O Villagio vai trocar o endereço de uma loja no Centro, que estava com 230 metros quadrados, para uma com 700 metros quadrados. Para essa região da cidade, é uma operação de médio a grande porte. Ela deve ser inaugurada em abril. A rede investiu em torno de R$ 2 milhões. E a família Cesa, que é a dona do imóvel, investiu R$ 1,5 milhão. Por coincidência, é a mesma família que teve supermercados e que agora atua no ramo imobiliário. Aprendemos muito com Sérgio Cesa pela sua experiência. É uma referência, foi presidente da CIC, Sindigêneros, uma pessoa bem importante para negócios.
O que mais se fala no momento é de inflação e como vocês estão administrando os preços?

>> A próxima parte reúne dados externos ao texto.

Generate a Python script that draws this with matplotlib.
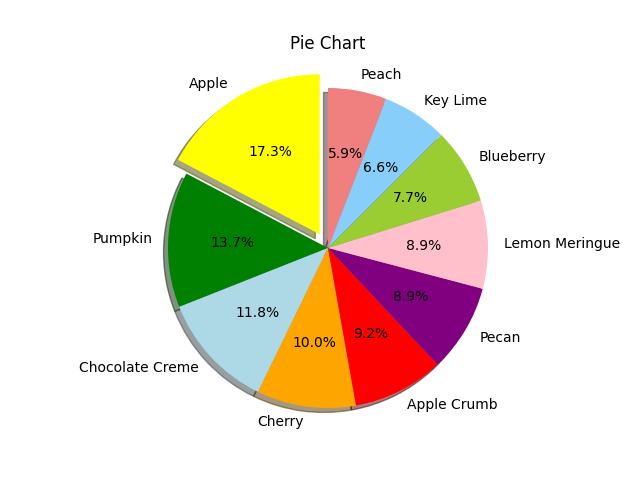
import matplotlib
matplotlib.use("Agg")
from matplotlib import pyplot as plt

labels = ["Apple", "Pumpkin", "Chocolate Creme", "Cherry", "Apple Crumb",
          "Pecan", "Lemon Meringue", "Blueberry", "Key Lime", "Peach"]
shares = [17.3, 13.7, 11.8, 10.0, 9.2, 8.9, 8.9, 7.7, 6.6, 5.9]
colors = ["yellow", "green", "lightblue", "orange", "red",
          "purple", "pink", "yellowgreen", "lightskyblue", "lightcoral"]
explode = [0.1, 0, 0, 0, 0, 0, 0, 0, 0, 0]

fig, ax = plt.subplots(figsize=(6.4, 4.8), dpi=100)
ax.pie(shares, labels=labels, colors=colors, explode=explode,
       autopct="%1.1f%%", shadow=True, startangle=90)
ax.set_xlim(-1.155, 1.155)
ax.set_ylim(-1.12, 1.19)
ax.set_title("Pie Chart")

fig.savefig("out.png")
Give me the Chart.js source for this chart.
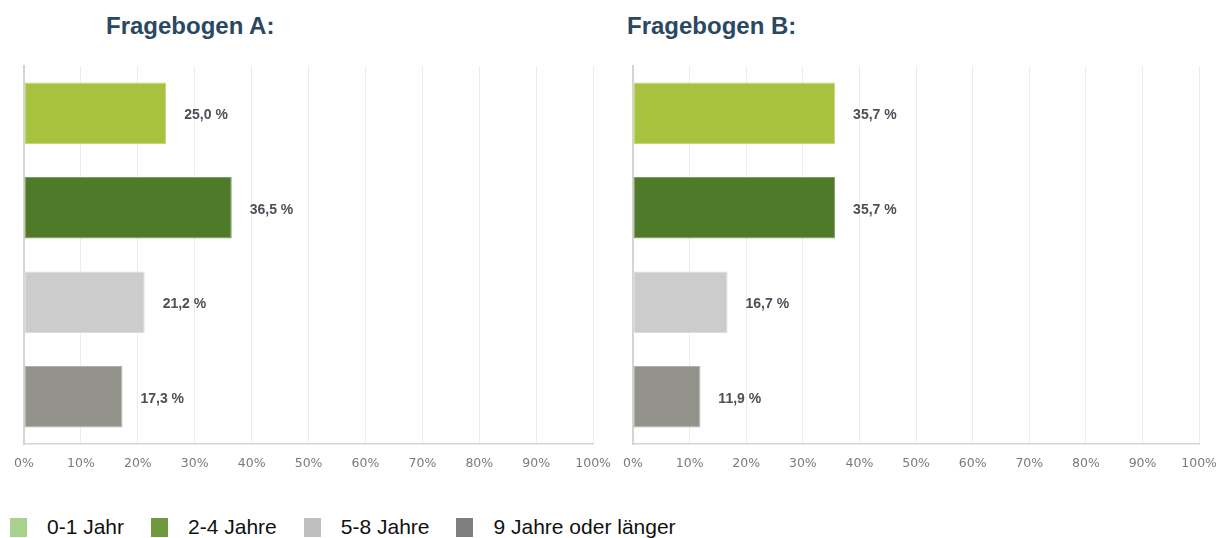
<!DOCTYPE html>
<html>
<head>
<meta charset="utf-8">
<script src="https://cdn.jsdelivr.net/npm/chart.js@4"></script>
<style>
  body { margin: 0; width: 1216px; height: 538px; overflow: hidden; background: #fff; position: relative; font-family: "Liberation Sans", Arial, sans-serif; }
  .title { position: absolute; top: 12px; font: bold 24px "Liberation Sans", Arial, sans-serif; color: #2b4862; }
  .box { position: absolute; top: 56px; height: 427px; }
  #legend { position: absolute; left: 10px; top: 515px; display: flex; align-items: center; font-size: 21px; color: #111; }
  #legend span.sw { display: inline-block; width: 17px; height: 19px; margin-right: 20px; }
  #legend span.lab { margin-right: 27px; }
</style>
</head>
<body>
<div class="title" style="left:106px">Fragebogen A:</div>
<div class="title" style="left:627px">Fragebogen B:</div>
<div class="box" style="left:0;width:623px"><canvas id="chartA"></canvas></div>
<div class="box" style="left:610px;width:619px"><canvas id="chartB"></canvas></div>
<div id="legend"></div>
<script>
const categories = ['0-1 Jahr', '2-4 Jahre', '5-8 Jahre', '9 Jahre oder länger']
const valuesA = [25.0, 36.5, 21.2, 17.3]
const valuesB = [35.7, 35.7, 16.7, 11.9]
const xTicks = [0, 10, 20, 30, 40, 50, 60, 70, 80, 90, 100]
const barColors = ['#a8c23f', '#4f7a29', '#cccccc', '#94938b']
const barBorders = ['#c3d57d', '#7f9e63', '#dcdcdc', '#b0afa8']
const legendColors = ['#a9d18e', '#70993f', '#bfbfbf', '#7f7f7f']

// legend below both charts
const legendEl = document.getElementById('legend')
categories.forEach((c, i) => {
  legendEl.insertAdjacentHTML('beforeend',
    '<span class="sw" style="background:' + legendColors[i] + '"></span><span class="lab">' + c + '</span>')
})

// value label right of each bar
const valueLabels = {
  id: 'valueLabels',
  afterDatasetsDraw(chart) {
    const ctx = chart.ctx
    const ds = chart.data.datasets[0]
    ctx.save()
    ctx.font = 'bold 14px "Liberation Sans", Arial, sans-serif'
    ctx.fillStyle = '#4b5058'
    ctx.textBaseline = 'middle'
    chart.getDatasetMeta(0).data.forEach((bar, i) => {
      const txt = ds.data[i].toFixed(1).replace('.', ',') + ' %'
      ctx.fillText(txt, bar.x + 18, bar.y + 2)
    })
    ctx.restore()
  }
}

function makeChart(id, values, pad) {
  return new Chart(document.getElementById(id), {
    type: 'bar',
    data: {
      labels: categories,
      datasets: [{
        data: values,
        backgroundColor: barColors,
        borderColor: barBorders,
        borderWidth: 1,
        borderSkipped: false,
        barPercentage: 0.65,
        categoryPercentage: 1
      }]
    },
    options: {
      indexAxis: 'y',
      responsive: true,
      maintainAspectRatio: false,
      animation: false,
      layout: { padding: pad },
      scales: {
        x: {
          min: 0,
          max: 100,
          afterBuildTicks: (axis) => { axis.ticks = xTicks.map(v => ({ value: v })) },
          ticks: {
            callback: (v) => v + '%',
            color: '#7a7a7a',
            padding: 12,
            maxRotation: 0,
            autoSkip: false,
            font: { size: 12.5, family: '"DejaVu Sans", sans-serif' }
          },
          grid: { color: '#ececec', drawTicks: false },
          border: { color: '#d4d4d4', width: 1.5 }
        },
        y: {
          ticks: { display: false },
          grid: { display: false, drawTicks: false },
          border: { color: '#d4d4d4', width: 2 }
        }
      },
      plugins: {
        legend: { display: false },
        tooltip: { enabled: false }
      }
    },
    plugins: [valueLabels]
  })
}

makeChart('chartA', valuesA, { top: 10, left: 24, right: 20, bottom: 0 })
makeChart('chartB', valuesB, { top: 10, left: 23, right: 23, bottom: 0 })
</script>
</body>
</html>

Um exemplo: o supermercado em si não tem despesa de logística. Quem tem é o fornecedor, e a gente depende dele. O custo da loja é igual para todos, fica em torno de 20%. Além disso, a gente tem o custo da mercadoria em si. Mas sempre estamos procurando segurar mais o preço do que a pessoa espera comprar. Por exemplo: o leite é sazonal. Nós vamos entrar o inverno depois de uma grande seca. Diminuiu muito o fornecimento de laticínios. Estávamos pagando em torno de R$ 2,50. Esse leite hoje já está a R$ 3,80, mas o supermercado estoca a mercadoria e faz o preço médio. Ele consegue segurar assim uns 15 a 20 dias. O supermercado não é o vilão, mas ele também tem um custo operacional. Assim como tem na casa de uma pessoa, com energia elétrica, água... O lucro vem depois de tudo isso, mas hoje estamos mais preocupados em poder só repor a mercadoria. Naquele dia em que sabemos que vai aumentar, compramos mais para, com o estoque, fazer que o cliente não sofra tanto. Nos obrigamos a fazer isso porque os clientes vêm todo dia, não é como um cliente que compra um carro na agência e fica anos sem aparecer novamente. Aqui tem gente que vem de manhã, tarde e noite. Então eu tenho que saber administrar o momento. Hoje sabemos que tem uma guerra depois da covid. A gente fica esperando que as coisas sempre melhorem, porque eu não posso ficar triste. Temos cinco empresas em uma, trabalhamos com desafios diários, como lidar com hortifrútis e outros bens perecíveis que podem estragar. Produzimos nas nossas padarias. Temos a venda, a cobrança, o cartão de crédito, são muitos negócios em um... Então a gente é que nem todo mundo, vive o dia a dia.
A inflação provoca retração de consumo e os supermercados acabam sendo um importante termômetro, certo?
Sim, provoca. A gente pode olhar a Rua Sinimbu, que mudou muito. Mesmo começando as aulas, não está tão movimentada. As pessoas mudam o jeito de comprar. Quando falei do guisado como termômetro, fui mal interpretado, mas ele é um exemplo porque é versátil. Com ele se pode fazer mil tipos de receita. Quando eu estou sem dinheiro, não peço um quilo, peço em gramas. Não é porque é comida de pobre ou rico, mas por ser versátil. E vemos que agora está vendendo bastante, porque é sinal de que as pessoas estão poupando. Assim como também notamos crescimento do consumo quando é injetado dinheiro pelo governo, como vai ocorrer agora com a antecipação do décimo terceiro para os aposentados, o que se reflete muito em supermercados. E em toda economia, porque aqui recebemos esse dinheiro e já distribuímos para cinco a sete mil empresas que fabricam os produtos que estão aqui.
Mas, mesmo com essas dificuldades, percebemos que os supermercados são um dos setores que mais movimentam a economia da cidade, inclusive com empregos.
Só na administração direta dos supermercados, tenho 237 funcionários. São 1.450 na rede Multi. São outros 7,5 mil profissionais da base do Sindigêneros. E hoje estamos com defasagem de cerca de 700 pessoas para atuar nos supermercados da região, para cargos como de repositor, caixa, açougue, padaria... Estamos procurando gente para trabalhar e não conseguimos. E o supermercado também passa por uma dificuldade a mais, pela questão do trabalho em fim de semana.